__MATERIAL__.
- - -
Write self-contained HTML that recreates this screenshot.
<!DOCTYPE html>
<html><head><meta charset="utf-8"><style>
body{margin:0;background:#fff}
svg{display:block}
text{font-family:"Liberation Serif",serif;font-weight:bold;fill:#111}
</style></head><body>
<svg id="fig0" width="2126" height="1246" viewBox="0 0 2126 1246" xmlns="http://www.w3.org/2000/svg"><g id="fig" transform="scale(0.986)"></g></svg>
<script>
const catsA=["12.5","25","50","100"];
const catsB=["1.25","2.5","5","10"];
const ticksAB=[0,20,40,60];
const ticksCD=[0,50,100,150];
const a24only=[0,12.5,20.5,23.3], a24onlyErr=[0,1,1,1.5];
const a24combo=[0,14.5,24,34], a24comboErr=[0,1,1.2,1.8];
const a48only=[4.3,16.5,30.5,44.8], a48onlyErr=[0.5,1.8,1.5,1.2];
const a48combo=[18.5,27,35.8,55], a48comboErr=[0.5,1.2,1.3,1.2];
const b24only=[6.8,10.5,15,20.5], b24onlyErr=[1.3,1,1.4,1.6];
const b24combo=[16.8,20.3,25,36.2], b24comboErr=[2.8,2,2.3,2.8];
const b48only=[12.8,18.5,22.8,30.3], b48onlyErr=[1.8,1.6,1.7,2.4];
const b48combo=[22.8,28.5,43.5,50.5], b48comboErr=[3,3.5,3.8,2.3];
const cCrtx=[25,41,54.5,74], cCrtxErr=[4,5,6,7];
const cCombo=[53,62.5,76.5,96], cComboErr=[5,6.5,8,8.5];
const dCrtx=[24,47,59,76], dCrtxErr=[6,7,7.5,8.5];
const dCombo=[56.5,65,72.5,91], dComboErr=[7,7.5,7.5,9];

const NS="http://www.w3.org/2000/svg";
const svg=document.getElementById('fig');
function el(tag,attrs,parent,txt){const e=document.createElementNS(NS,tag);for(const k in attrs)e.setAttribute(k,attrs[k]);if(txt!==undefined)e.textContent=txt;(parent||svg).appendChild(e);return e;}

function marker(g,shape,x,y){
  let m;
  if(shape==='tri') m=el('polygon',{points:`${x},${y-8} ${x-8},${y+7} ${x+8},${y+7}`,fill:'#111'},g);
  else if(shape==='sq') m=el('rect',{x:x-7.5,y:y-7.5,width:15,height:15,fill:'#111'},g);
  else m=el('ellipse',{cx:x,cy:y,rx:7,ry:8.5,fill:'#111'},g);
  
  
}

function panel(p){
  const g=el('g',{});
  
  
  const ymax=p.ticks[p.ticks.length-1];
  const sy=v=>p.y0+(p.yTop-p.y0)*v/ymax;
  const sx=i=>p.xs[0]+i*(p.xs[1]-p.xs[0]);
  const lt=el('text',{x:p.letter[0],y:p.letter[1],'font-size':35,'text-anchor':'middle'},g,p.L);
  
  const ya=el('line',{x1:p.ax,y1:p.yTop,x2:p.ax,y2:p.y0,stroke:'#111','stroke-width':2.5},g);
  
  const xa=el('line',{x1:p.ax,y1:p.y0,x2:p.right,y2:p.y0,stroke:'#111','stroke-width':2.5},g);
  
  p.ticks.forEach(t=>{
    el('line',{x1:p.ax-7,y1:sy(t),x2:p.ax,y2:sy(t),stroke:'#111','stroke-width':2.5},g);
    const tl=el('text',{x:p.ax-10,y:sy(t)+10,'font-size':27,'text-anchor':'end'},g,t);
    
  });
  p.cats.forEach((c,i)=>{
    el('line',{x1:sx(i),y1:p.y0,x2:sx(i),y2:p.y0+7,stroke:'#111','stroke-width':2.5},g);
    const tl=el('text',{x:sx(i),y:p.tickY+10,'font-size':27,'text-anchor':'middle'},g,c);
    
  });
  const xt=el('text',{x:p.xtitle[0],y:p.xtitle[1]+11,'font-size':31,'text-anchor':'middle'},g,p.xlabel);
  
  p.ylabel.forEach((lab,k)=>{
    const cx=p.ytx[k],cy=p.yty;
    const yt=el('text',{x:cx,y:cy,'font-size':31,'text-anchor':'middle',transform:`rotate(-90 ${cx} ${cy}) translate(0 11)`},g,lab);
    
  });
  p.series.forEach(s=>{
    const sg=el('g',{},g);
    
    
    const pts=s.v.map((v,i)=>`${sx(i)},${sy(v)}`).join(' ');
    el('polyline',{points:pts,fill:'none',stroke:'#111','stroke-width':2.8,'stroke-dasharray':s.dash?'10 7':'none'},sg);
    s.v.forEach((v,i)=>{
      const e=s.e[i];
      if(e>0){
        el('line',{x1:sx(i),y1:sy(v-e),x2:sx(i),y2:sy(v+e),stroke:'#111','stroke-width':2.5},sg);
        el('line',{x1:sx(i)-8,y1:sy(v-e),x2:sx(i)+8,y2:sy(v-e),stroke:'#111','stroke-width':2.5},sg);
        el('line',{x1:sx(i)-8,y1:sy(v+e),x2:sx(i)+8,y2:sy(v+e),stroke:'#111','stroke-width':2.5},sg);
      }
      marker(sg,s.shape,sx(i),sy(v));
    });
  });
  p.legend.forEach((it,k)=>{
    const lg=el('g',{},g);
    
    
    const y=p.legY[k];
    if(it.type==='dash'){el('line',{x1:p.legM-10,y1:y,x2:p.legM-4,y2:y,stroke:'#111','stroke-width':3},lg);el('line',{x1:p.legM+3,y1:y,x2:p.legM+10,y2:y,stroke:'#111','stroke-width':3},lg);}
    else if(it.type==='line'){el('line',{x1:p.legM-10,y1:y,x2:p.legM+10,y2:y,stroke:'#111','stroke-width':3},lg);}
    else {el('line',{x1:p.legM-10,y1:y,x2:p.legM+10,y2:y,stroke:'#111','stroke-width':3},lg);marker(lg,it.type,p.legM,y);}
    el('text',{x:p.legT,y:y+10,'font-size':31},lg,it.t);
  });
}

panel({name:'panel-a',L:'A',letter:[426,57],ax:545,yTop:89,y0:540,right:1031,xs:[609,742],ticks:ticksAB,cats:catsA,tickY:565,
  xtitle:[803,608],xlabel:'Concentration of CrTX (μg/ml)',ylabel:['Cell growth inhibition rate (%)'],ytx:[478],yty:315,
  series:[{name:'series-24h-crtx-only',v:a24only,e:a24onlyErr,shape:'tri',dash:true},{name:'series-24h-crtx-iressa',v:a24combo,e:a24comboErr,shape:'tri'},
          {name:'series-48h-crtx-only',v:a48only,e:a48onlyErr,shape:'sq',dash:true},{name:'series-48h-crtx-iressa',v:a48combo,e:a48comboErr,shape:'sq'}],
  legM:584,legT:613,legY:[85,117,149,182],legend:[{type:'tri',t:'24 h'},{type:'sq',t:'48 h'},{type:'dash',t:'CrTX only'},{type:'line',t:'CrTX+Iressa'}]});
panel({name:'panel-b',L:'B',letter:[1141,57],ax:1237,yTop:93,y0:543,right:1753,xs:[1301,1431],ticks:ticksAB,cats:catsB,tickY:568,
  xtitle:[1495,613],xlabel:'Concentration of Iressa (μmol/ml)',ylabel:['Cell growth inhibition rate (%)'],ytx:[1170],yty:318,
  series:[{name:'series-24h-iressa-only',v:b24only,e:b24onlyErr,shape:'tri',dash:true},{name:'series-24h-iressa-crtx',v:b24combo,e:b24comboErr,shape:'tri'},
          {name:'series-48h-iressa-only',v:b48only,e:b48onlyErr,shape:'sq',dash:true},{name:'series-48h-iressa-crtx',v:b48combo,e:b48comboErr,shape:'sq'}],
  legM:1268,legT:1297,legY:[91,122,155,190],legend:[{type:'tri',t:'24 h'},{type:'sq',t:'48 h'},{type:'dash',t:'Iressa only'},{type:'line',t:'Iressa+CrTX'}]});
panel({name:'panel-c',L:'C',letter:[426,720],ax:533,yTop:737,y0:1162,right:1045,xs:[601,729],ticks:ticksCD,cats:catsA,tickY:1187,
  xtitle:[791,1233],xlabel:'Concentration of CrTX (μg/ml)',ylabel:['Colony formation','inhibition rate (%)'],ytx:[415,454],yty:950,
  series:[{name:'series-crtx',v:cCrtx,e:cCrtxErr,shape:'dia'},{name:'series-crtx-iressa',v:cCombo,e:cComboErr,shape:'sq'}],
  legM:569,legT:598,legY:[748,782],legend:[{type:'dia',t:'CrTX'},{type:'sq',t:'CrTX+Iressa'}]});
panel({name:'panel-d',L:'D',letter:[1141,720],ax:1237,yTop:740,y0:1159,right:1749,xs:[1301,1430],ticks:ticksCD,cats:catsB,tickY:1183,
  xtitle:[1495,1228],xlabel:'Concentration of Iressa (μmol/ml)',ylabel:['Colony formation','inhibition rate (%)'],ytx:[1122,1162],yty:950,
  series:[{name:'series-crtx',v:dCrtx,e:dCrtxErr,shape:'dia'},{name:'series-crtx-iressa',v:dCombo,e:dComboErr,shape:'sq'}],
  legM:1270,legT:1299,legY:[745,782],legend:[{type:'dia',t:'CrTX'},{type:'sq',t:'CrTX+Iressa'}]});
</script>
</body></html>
- - -
__WHAT YOU WILL DO__.
Quote the listing word for word from its first line through the line in which "const dCombo=[56.5,65,72.5,91], dComboErr=[7,7.5,7.5,9];" appears.

__WRITTEN RESPONSE__.
Write self-contained HTML that recreates this screenshot.
<!DOCTYPE html>
<html><head><meta charset="utf-8"><style>
body{margin:0;background:#fff}
svg{display:block}
text{font-family:"Liberation Serif",serif;font-weight:bold;fill:#111}
</style></head><body>
<svg id="fig0" width="2126" height="1246" viewBox="0 0 2126 1246" xmlns="http://www.w3.org/2000/svg"><g id="fig" transform="scale(0.986)"></g></svg>
<script>
const catsA=["12.5","25","50","100"];
const catsB=["1.25","2.5","5","10"];
const ticksAB=[0,20,40,60];
const ticksCD=[0,50,100,150];
const a24only=[0,12.5,20.5,23.3], a24onlyErr=[0,1,1,1.5];
const a24combo=[0,14.5,24,34], a24comboErr=[0,1,1.2,1.8];
const a48only=[4.3,16.5,30.5,44.8], a48onlyErr=[0.5,1.8,1.5,1.2];
const a48combo=[18.5,27,35.8,55], a48comboErr=[0.5,1.2,1.3,1.2];
const b24only=[6.8,10.5,15,20.5], b24onlyErr=[1.3,1,1.4,1.6];
const b24combo=[16.8,20.3,25,36.2], b24comboErr=[2.8,2,2.3,2.8];
const b48only=[12.8,18.5,22.8,30.3], b48onlyErr=[1.8,1.6,1.7,2.4];
const b48combo=[22.8,28.5,43.5,50.5], b48comboErr=[3,3.5,3.8,2.3];
const cCrtx=[25,41,54.5,74], cCrtxErr=[4,5,6,7];
const cCombo=[53,62.5,76.5,96], cComboErr=[5,6.5,8,8.5];
const dCrtx=[24,47,59,76], dCrtxErr=[6,7,7.5,8.5];
const dCombo=[56.5,65,72.5,91], dComboErr=[7,7.5,7.5,9];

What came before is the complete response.